Last night, I went to give a talk to the West Coast Knitters Guild. There are a number of fiber related guilds in town: The WCKG mentioned above, the Greater Vancouver Weavers and Spinners (a chapter of the Northwest Weavers Guild), the Coquitlam Weavers and Spinners Guild, something in Maple Ridge, something in Langley. This area is lousy with fiber artists! In my travels, I've met a lot of them, and I've been invited to check out many of the local guilds and groups.
My family life is such that evening activities aren't practical right now, so I have to keep saying "thanks, but no" to the invitations. But I did thoroughly enjoy checking out the Guild last night. I met some local fiber artists as well as knitting enthusiasts. I got to talk dye technique, and say "why thank you!" to people who complimented my colour choices.
I was sorry that I had to hightail it out of there before the meeting was over, but with a 7:30 meeting and a 40 minute drive eachh way, that was the price for going at all. And it was fair. My motto these days, for getting through this busy time when my child is young, is this: "You can have it all, but just not much of it, and not all at once." It makes me sanguine about taking a hors d'oeuvres approach to my life.
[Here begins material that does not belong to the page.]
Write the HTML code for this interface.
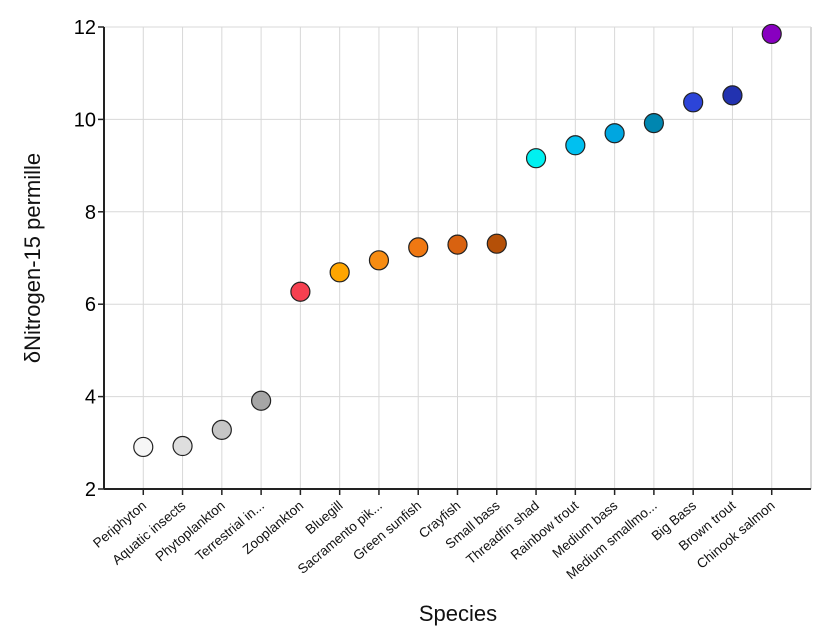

I drove home watching the sunset light bounce around the haze that always seems to cover this city, making the North Shore mountains look like glowing shadows. I was blissfully alone and listening to my iPod, which was somehow feeding me a lot of my favourite songs all at once despite being on random play.
If there has been a theme of the last year, a principle I have learned, it's this: jump in bravely and do what you like, and good things will come from it.
I don't remember what I did that led to it, but in the spring, I was invited to demonstrate Freeform Knitting for the Port Moody Arts Centre's Arts 4U day, a day of demonstrating various arts and crafts to locals as part of the PoMo Arts Festival. I had never heard of freeform knitting before this point, but I jumped in. The day was fun, the demo was a success, and at the end of the day, one of the people at the Centre asked me if I'd be interested in teaching knitting there in the Fall. Paid work, teaching something I love and am an expert at, two blocks from my house on a schedule that I determine? Why yes, thank you. I would be interested.
Putting in a table at the farmer's market led to be being noticed by a writer for the local paper, Sarah Payne, a tremendous supporter of local artists and artisans. The article was open on the table the day Helen, of the soon-to-open Black Sheep Yarns, told her husband she thought she might like to open a yarn store, and what did he think? He turned the paper towards her and said, "I think there might be a local market for that, yeah." And the store is going to be my new teaching home in a couple months. That little cause-and-effect loop kind of gives me chills, the kind you get when the pieces are just so perfect you can practically hear the "click."
And last night, I had another little moment. As I said, getting to the Guild meeting was a bit of a labour, and definitely not something I can do regularly. But I was flattered to have been invited by Linda, who works at Three Bags Full, who sell my yarn and fiber and have been tremendously important to me for both the personal encouragement the owners and staff have given me, and for my local marketing. As I was setting up, I was approached by a notable local fiber artist who is working on setting up a fiber arts studio on Granville Island (for non-locals, pretend I just said "Soho"). She wanted to talk to me about being involved somehow, as a supplier at least. I kept my cool, but it tripped off all kinds of dreams of being artistic and fabulous in a Granville Island studio.
There have been a lot of little things, too. The friends, well-wishers, students, and business tips I have picked up by being at the Farmer's Market have been invaluable. The spinning class I just finished netted me some new friends, new customers, one student, and a drum carder, not to mention an acquaintance with Irene Weisner, a formidable force for craft about whose support and practical help I cannot say enough.
I have dyed the colours I liked without regard for what I thought other people wanted, and it turned out other people liked those colours too. And strangest of all, when I started dyeing wool in Whoverse-themed colours, I found all these people who were obsessive fans of both fiber *and* the Whoverse. Talk about a niche market, but I wouldn't have found it if I hadn't been just mostly making myself happy.
I don't believe that The Universe is taking care of me; I don't believe in The Secret. It's not my bent to believe in mysterious forces that do right by us if we're virtuous enough. I'm feeling awfully fortunate right now though, and just at the moment I'm rather taken by the picture that has presented itself. I took a real leap about a year ago when I decided to throw myself into something that had no guarantee whatsoever of being a viable job. I jumped in with both feet though, said yes to all kinds of things just because it pleased me to do so, and what I have in front of me at the moment is a wealth of something we all dream of: work that I love. And I couldn't be happier -- unless someone has figured out a way for me to do everything I want to, and still get 8 hours sleep? No?